While certain macroeconomic factors are out of our control, meeting these goals requires all of us to continue doing our part to manage the things we can control—most notably, our costs. You all will have critical roles to play in this effort, and as senior leaders, I know you will get it done.
To be clear, I am confident in our ability to reach the targets we have set, and in this management team to get us there.
To help guide us on this journey, I have established a cost structure taskforce of executive officers: our CFO, Christine McCarthy and General Counsel, Horacio Gutierrez. Along with me, this team will make the critical big picture decisions necessary to achieve our objectives.
We are not starting this work from scratch and have already set several next steps—which I wanted you to hear about directly from me.
First, we have undertaken a rigorous review of the company’s content and marketing spending working with our content leaders and their teams. While we will not sacrifice quality or the strength of our unrivaled synergy machine, we must ensure our investments are both efficient and come with tangible benefits to both audiences and the company.
Second, we are limiting headcount additions through a targeted hiring freeze. Hiring for the small subset of the most critical, business-driving positions will continue, but all other roles are on hold. Your segment leaders and HR teams have more specific details on how this will apply to your teams.
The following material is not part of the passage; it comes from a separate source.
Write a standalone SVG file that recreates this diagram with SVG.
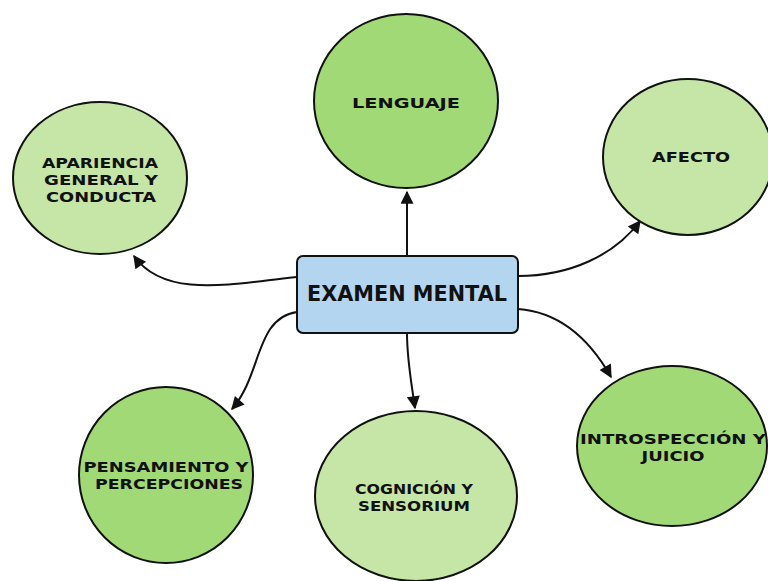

Third, we are reviewing our SG&A costs and have determined that there is room for improved efficiency—as well as an opportunity to transform the organization to be more nimble. The taskforce will drive this work in partnership with segment teams to achieve both savings and organizational enhancements. As we work through this evaluation process, we will look at every avenue of operations and labor to find savings, and we do anticipate some staff reductions as part of this review. In the immediate term, business travel should now be limited to essential trips only. In-person work sessions or offsites requiring travel will need advance approval and review from a member of your executive team (i.e., direct report of the segment chairman or corporate executive officer). As much as possible, these meetings should be conducted virtually. Attendance at conferences and other external events will also be restricted and require approvals from a member of your executive team.
Our transformation is designed to ensure we thrive not just today, but well into the future—and you will hear more from our taskforce in the weeks and months ahead.
I am fully aware this will be a difficult process for many of you and your teams. We are going to have to make tough and uncomfortable decisions. But that is just what leadership requires, and I thank you in advance for stepping up during this important time. Our company has weathered many challenges during our 100-year history, and I have no doubt we will achieve our goals and create a more nimble company better suited to the environment of tomorrow.
Thank you again for your leadership.
I remember on Sunday night, gathering around the television set and watching The Wonderful World of Disney with Walt Disney himself. I can’t help but wonder what Uncle Walt would say if he could see what they have done to his company. He couldn’t be happy.